## Collected data
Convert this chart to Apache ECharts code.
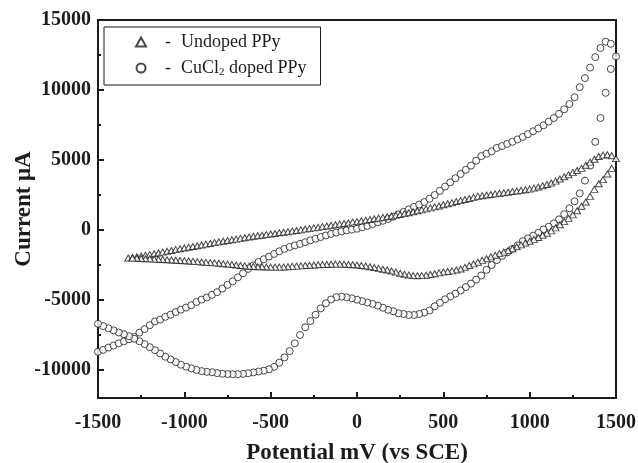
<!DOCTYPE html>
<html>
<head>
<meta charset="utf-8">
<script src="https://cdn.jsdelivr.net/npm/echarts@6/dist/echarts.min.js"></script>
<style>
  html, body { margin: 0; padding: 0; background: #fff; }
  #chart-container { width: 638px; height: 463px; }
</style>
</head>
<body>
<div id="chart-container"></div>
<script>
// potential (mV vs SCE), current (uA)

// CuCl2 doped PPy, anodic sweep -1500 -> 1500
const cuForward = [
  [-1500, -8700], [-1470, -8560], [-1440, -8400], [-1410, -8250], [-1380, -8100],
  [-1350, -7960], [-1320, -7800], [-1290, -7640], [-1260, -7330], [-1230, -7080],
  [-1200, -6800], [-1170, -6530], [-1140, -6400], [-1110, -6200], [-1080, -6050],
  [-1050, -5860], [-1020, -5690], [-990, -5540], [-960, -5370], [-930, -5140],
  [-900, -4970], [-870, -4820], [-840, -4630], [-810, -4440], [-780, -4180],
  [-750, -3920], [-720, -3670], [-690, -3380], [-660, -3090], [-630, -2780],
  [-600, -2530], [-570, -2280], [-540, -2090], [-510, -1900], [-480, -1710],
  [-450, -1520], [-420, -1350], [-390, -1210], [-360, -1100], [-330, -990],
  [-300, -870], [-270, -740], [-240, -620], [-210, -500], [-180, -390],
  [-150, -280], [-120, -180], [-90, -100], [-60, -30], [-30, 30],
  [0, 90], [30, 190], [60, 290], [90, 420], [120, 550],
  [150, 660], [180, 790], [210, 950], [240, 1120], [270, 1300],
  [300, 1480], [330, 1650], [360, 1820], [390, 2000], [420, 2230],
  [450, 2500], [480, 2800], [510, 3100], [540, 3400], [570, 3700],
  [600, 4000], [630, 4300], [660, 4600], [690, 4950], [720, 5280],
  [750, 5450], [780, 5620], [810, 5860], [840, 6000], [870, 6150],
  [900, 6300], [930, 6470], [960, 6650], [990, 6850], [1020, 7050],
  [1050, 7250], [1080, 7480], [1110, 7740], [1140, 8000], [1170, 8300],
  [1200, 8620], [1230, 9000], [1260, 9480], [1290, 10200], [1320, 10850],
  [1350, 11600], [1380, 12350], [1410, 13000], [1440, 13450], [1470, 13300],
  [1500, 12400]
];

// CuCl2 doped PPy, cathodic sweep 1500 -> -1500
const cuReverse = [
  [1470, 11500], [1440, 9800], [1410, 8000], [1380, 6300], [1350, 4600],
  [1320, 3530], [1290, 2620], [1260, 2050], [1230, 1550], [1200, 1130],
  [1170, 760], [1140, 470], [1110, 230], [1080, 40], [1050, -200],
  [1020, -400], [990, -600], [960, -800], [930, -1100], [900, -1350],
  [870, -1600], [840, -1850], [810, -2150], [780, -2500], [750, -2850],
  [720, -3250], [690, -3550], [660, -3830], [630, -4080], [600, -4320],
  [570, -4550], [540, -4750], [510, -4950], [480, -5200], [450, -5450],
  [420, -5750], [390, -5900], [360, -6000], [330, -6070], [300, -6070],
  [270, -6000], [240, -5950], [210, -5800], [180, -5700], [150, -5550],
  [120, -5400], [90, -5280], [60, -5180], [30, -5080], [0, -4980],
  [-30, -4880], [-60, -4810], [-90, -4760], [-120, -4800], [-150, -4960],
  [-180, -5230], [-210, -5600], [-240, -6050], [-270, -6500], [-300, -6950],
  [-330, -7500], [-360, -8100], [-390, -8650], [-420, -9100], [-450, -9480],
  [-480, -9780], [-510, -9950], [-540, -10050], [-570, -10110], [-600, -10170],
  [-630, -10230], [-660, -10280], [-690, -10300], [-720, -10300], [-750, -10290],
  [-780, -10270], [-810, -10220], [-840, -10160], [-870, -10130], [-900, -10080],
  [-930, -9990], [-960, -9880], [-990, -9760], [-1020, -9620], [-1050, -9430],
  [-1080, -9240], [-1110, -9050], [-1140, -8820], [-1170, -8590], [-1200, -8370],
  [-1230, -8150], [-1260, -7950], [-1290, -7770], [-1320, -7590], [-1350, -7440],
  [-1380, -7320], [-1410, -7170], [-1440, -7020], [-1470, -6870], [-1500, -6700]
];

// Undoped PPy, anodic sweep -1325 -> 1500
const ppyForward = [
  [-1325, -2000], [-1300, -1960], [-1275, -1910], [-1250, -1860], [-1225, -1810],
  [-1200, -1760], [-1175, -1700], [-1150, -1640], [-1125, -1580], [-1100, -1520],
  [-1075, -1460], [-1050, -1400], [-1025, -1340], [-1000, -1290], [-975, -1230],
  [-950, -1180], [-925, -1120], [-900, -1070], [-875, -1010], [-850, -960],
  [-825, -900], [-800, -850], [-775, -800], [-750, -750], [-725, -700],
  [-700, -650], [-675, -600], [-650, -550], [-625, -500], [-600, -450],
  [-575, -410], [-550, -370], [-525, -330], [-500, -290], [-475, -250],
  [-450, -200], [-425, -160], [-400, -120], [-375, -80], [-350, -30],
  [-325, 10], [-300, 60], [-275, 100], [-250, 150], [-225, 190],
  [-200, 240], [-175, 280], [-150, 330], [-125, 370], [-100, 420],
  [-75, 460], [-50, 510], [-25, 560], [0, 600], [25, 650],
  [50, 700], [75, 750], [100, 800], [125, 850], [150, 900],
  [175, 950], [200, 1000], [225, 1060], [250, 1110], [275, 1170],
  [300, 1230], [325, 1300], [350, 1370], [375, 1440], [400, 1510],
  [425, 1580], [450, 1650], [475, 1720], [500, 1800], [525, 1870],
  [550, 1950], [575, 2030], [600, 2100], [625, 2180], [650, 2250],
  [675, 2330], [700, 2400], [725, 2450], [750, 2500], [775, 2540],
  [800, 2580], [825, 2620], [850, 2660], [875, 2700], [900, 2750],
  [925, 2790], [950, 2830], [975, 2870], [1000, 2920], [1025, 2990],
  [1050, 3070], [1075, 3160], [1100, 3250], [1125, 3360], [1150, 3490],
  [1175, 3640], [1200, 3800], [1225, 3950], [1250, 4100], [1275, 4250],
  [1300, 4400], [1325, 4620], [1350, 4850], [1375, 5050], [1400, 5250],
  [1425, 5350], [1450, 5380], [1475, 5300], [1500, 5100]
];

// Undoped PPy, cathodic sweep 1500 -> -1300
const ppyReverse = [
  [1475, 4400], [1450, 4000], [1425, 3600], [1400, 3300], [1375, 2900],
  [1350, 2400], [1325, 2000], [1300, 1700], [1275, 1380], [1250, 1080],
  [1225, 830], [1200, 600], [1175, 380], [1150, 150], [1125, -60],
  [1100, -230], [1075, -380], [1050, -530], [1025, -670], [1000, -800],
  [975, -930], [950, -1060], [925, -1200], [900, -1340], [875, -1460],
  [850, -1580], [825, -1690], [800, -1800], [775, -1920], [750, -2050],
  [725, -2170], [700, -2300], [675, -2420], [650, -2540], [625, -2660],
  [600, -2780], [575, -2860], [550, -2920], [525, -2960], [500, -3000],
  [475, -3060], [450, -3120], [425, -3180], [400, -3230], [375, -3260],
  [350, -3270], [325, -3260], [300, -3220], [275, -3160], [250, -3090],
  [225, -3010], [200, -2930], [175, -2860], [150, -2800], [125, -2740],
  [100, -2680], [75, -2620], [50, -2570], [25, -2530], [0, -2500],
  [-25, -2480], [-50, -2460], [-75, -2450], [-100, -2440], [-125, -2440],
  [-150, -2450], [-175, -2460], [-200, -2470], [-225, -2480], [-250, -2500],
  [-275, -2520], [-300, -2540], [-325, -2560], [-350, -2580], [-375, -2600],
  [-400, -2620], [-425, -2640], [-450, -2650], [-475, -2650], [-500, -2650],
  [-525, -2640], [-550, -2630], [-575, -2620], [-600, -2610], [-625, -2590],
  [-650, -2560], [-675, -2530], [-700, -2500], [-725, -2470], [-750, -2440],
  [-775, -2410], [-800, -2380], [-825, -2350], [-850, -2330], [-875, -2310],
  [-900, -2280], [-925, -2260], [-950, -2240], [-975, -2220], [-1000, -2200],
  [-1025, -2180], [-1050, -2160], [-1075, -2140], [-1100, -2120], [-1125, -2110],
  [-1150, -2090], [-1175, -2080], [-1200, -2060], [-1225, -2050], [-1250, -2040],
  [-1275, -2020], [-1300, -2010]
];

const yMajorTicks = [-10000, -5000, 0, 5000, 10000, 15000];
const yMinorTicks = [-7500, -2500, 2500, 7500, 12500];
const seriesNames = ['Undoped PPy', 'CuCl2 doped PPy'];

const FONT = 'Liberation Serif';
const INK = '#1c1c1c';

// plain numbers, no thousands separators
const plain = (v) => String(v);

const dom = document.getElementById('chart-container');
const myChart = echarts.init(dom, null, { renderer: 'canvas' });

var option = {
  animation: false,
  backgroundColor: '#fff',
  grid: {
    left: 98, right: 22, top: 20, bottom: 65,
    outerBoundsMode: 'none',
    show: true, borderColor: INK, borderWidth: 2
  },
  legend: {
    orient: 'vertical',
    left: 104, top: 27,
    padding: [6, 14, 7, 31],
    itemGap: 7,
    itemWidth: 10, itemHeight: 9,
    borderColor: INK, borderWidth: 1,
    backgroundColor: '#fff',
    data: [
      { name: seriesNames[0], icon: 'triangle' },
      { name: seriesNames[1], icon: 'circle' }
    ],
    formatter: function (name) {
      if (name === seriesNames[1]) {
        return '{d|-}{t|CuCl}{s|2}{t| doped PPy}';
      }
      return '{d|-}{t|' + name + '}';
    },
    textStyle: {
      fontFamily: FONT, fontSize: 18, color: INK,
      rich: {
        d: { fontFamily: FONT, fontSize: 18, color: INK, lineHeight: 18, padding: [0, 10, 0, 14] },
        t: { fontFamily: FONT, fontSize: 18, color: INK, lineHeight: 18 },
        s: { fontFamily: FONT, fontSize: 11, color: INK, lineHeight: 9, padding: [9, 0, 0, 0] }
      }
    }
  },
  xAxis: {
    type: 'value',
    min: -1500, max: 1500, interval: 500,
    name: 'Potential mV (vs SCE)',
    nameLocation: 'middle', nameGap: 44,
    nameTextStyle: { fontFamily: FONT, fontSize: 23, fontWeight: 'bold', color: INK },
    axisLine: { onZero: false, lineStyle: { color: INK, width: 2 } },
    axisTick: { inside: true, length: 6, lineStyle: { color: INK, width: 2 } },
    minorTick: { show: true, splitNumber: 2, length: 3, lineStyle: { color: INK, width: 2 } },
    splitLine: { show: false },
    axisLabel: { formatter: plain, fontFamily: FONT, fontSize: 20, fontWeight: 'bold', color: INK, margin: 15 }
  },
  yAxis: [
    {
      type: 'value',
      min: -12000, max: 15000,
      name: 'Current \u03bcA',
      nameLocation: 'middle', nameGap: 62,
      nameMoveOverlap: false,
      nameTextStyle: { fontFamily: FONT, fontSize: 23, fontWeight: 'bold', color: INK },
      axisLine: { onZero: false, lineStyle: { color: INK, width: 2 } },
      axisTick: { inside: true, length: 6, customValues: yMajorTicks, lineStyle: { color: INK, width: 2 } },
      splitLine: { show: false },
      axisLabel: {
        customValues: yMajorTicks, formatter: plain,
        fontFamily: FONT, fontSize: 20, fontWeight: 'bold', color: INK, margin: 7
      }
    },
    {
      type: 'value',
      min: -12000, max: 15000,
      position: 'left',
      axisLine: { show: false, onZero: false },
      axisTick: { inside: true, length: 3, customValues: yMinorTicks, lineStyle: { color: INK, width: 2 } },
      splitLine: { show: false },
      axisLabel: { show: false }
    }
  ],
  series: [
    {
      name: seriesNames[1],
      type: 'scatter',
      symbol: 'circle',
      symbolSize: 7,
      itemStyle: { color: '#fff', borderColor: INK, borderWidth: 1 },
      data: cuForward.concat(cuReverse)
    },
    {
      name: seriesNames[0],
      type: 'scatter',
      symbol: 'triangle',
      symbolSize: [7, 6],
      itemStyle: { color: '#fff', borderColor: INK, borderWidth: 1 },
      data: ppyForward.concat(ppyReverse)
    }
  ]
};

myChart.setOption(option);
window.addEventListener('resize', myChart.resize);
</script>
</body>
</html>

## Written task
Return exactly what appears from the opening line of the material through the line with "// potential (mV vs SCE), current (uA)", apart from the pictures.

## Exercise answer
Convert this chart to Apache ECharts code.
<!DOCTYPE html>
<html>
<head>
<meta charset="utf-8">
<script src="https://cdn.jsdelivr.net/npm/echarts@6/dist/echarts.min.js"></script>
<style>
  html, body { margin: 0; padding: 0; background: #fff; }
  #chart-container { width: 638px; height: 463px; }
</style>
</head>
<body>
<div id="chart-container"></div>
<script>
// potential (mV vs SCE), current (uA)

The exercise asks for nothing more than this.